I received this email from Tim Halbur last week and I think it has some excellent thoughts in it - and I think it's very relevant to what we’ve been blogging about here. Here it is:
Love the Re-Imagineering blog. I've got an idea for a post for you guys, if you're interested. I'm writing a project about Disneyland right now, and I've been thinking a lot about Disney's opening speech:
"To all who come to this happy place: welcome. Disneyland is your land. Here age relives fond memories of the past...and here youth may savor the challenge and promise of the future. Disneyland is dedicated to the ideals, the dreams and the hard facts which have created America...with the hope that it will be a source of joy and inspiration to all the world."
We've been hearing it a lot lately, but I don't think people have been really hearing it all. It's not just about escapism, or the power of myth. He wanted it to be about joy AND inspiration. By starting with Lincoln and Main St. America and moving into Frontierland, he was illustrating the ideals of America, the best ideas of progress at the time (think about the unbuilt Edison Square, the cutting edge of the day).
And then into Tomorrowland, where the idea wasn't to show aliens and lightsabers and fantasy in the stars. Walt was showing the bright future that wasn't too far away with the Carousel of Progress, Progress City, and Monsanto's House of the Future. Tomorrowland was supposed to inspire the world to be better, use innovative public transportation, really get people interested in building "a great big beautiful tomorrow"!
So the BIG, BIG step back to Disney's ideas would be to start rebuilding that idealism. Reopen the Carousel of Progress with TODAY'S big ideas for the future. I'm in school for urban planning right now, and there are exciting ideas happening that could radically change the way we live. People need a warm, guiding hand like Walt's to usher them into that phase and make it exciting.
Yes, Walt relied a lot on the corporate world and technology to save the day. Imagineers don't have to do that all over again. We know now that technology won't save us, it has to be used in innovative ways. Back when the Imagineers were developing Tomorrowland they visited NASA and Bell Labs and talked to the thinkers of the time about what the future would look like. They should do that again, although this time include people like William McDonough, the green innovator of construction, or Andres Duany, the persuasive New Urbanist.
I'll stop now, but I'd be curious to hear what everyone would think of this. I know it would be a push, because today people want escapism, not ideas.
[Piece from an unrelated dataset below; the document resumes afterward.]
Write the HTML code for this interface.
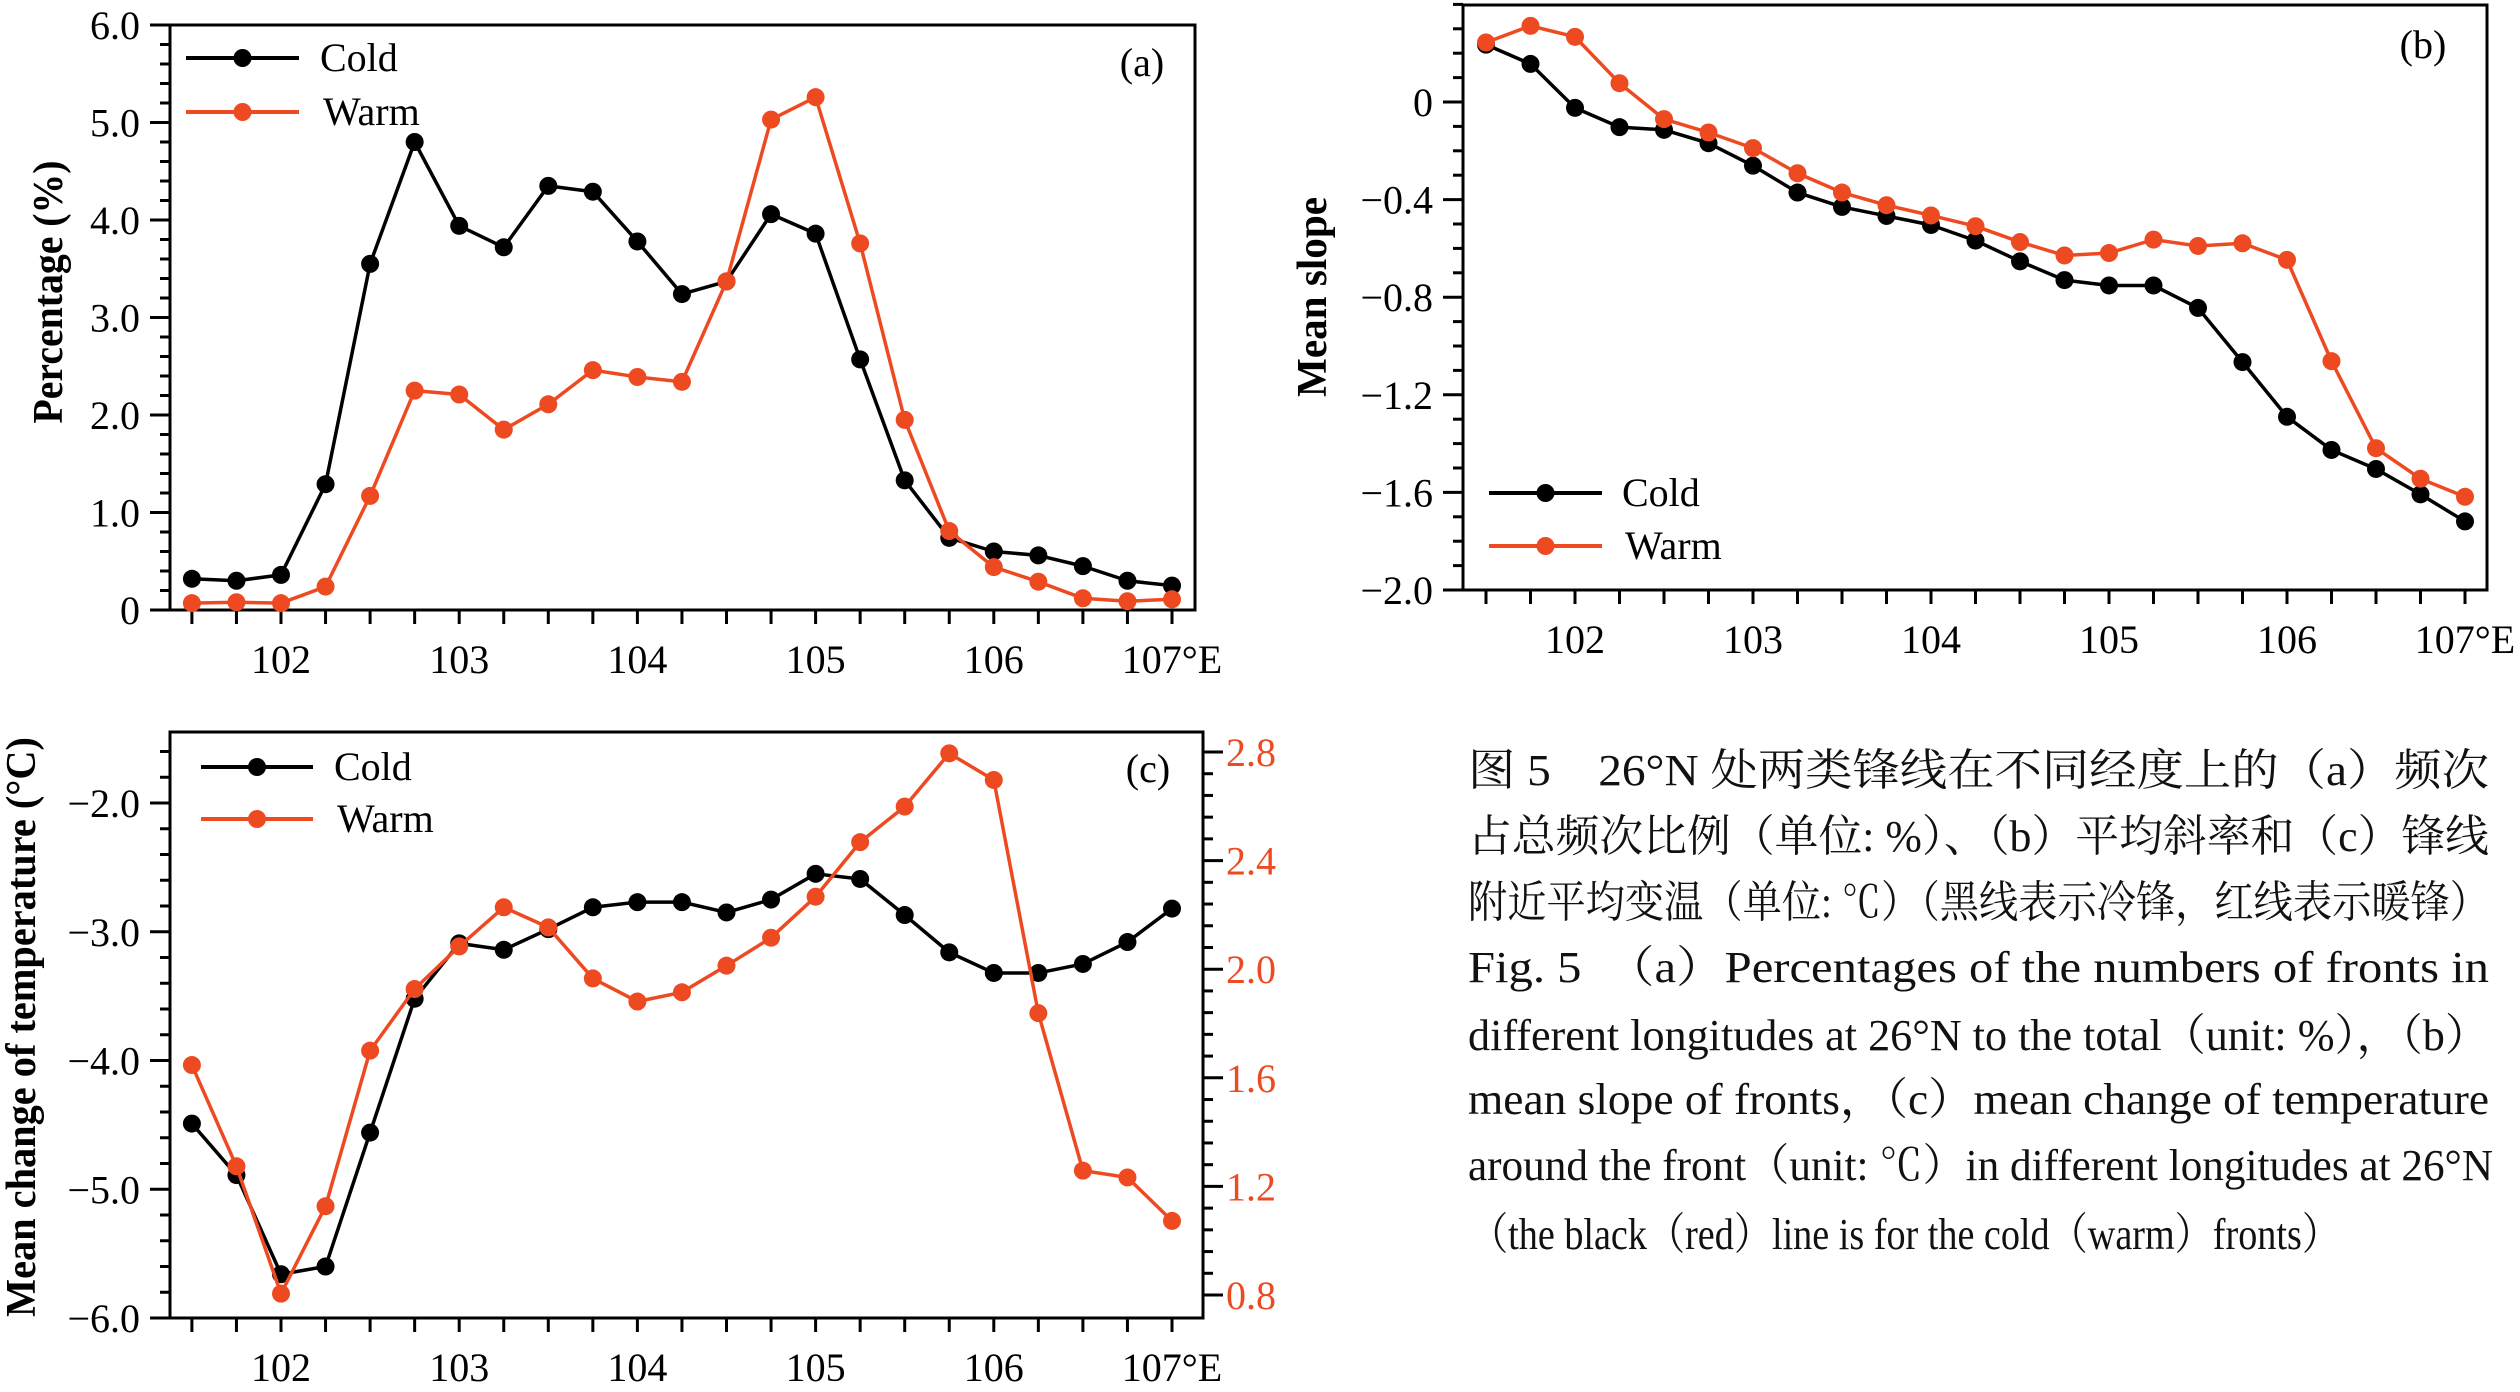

But I was listening to the Progress City track on A Musical History of Disneyland and thinking, what if?
Best, Tim Halbur
Tim Halbur cried on the Pirates of the Caribbean when he was 2. He has spent the majority of his professional career writing and producing audio tours for museums and historic sites, including Johnson Space Center and Madame Tussaud's in Las Vegas. Currently he is finishing a masters degree in urban planning and has the distinct pleasure to be writing the audio tour for the Behind the Magic: 50 Years of Disneyland exhibit at the Oakland Museum of Art.